The Coopers must have stayed with us a number of weeks as Pat was taken to a cinema in Swaythling by them on another occasion, which must have been a novelty and a real treat for her. It was whilst they were with us that I suffered a number of boils [abscesses] on the back of my neck, which were very painful, mum was hopeless in dealing with anything like that so it was Mrs Cooper that made and applied bread poultices to them in order to draw the puss to the head which would eventually burst, spewing out a mass of greenish yellow puss. A bread poultice was made by placing some bread in very hot water and when fully soaked, drained and placed in a piece of cotton or linen cloth which was the squeezed into a pad. No sooner had I got rid of one boil when another formed, which was probably caused by some lack in my diet due to rationing.
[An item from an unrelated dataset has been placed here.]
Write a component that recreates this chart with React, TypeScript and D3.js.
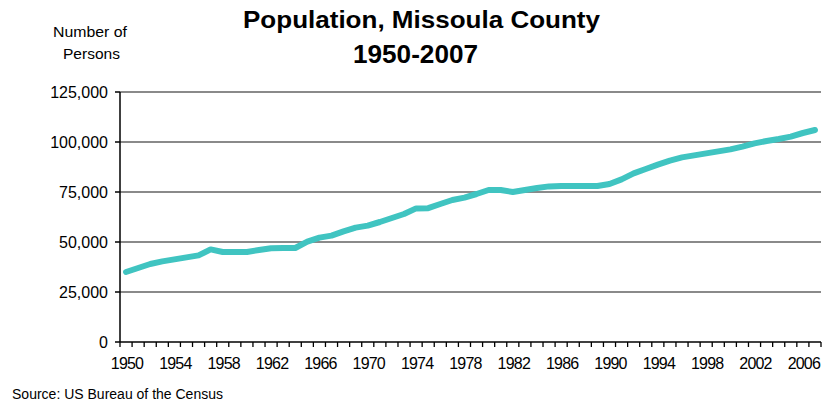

I still have lumps on my neck where the boils had been.
Although we got on very well the Coopers I bet mum was pleased to get her bedroom back when they left, although we never took in anymore evacuees other families did such as the Bakers who lived three doors away, he was a painter and decorator by trade and was, I think, self-employed, they had a young daughter of their own. They took in the Newtons, a widow with three children, Marion , Frank and Allen. Marion was the eldest being roughly four years older than me, Frank came next and about eighteen months older with Allen being roughly two years younger. The Newtons house had been badly damaged by the bombing but I’m not sure where the house was. It didn’t take long Frank and Allen together with Don for the four of us to became inseparable mates and called ourselves the ‘ Ramalley Gang’, named after the lane across the road from us. Like the Coopers the Newtons were ‘townies’ and much more in the then ‘modern world’ than we Hoskins and having lost their father were by no means as disciplined as was I.